The irony, of course, is that while SpaceX is busy revolutionising space travel, the London Stock Exchange is still struggling with the concept of a reliable trading platform. Perhaps if they spent less time chasing rocket ships and more time fixing the T+2 settlement cycle, the British investing public might actually benefit. But no, that would require actual work, whereas this SpaceX business is simply a matter of signing a memorandum of understanding and hoping for the best.

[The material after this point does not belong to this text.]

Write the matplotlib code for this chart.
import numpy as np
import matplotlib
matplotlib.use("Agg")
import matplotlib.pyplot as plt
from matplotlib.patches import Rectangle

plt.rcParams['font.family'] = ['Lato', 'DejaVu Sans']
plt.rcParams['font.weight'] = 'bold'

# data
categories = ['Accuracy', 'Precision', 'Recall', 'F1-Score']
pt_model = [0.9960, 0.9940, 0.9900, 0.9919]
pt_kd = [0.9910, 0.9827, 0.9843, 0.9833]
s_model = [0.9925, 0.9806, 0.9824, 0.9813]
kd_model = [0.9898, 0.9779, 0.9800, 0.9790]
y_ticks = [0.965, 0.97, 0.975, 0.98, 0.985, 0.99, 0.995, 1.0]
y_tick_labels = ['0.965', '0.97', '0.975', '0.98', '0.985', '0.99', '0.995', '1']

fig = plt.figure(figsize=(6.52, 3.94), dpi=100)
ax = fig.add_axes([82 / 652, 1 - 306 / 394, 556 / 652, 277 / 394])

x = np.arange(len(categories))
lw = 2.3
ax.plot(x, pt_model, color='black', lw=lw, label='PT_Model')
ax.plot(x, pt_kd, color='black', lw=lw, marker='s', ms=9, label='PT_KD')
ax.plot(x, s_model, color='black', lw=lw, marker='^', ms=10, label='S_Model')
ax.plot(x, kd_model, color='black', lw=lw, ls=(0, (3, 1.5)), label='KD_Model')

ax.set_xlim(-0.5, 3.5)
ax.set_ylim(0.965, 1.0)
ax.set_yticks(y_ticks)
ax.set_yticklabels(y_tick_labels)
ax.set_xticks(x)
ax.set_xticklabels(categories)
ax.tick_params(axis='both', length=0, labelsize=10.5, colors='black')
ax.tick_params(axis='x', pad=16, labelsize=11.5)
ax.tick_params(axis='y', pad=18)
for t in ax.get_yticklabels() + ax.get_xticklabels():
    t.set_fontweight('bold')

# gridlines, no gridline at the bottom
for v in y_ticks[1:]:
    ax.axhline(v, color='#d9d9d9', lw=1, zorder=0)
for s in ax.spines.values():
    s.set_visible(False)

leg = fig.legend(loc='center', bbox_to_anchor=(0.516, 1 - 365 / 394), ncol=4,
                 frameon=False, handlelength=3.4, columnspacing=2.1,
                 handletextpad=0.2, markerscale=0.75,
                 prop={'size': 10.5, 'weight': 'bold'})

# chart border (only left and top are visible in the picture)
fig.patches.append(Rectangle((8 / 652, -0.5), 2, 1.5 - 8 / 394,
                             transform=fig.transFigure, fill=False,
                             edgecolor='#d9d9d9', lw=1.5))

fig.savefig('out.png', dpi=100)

In conclusion, this announcement is a masterpiece of our times: a perfect Venn diagram of tech hubris, financial greed, and regulatory incompetence. The LSE's push for retail access is about as welcome as a tax increase, and about as likely to end well. I shall now raise a glass of something stiff and no doubt imported, and toast to the continued prosperity of the select few who get to ride the SpaceX gravy train. The rest of us can watch from the platform, enjoying the show and wondering how long it will be before the whole thing comes crashing down, just like every other speculative bubble before it.
Biff Thistlethwaite, signing off from the bar of a hotel that charges more for a night than a SpaceX share costs. And they don't even provide a complementary rocket.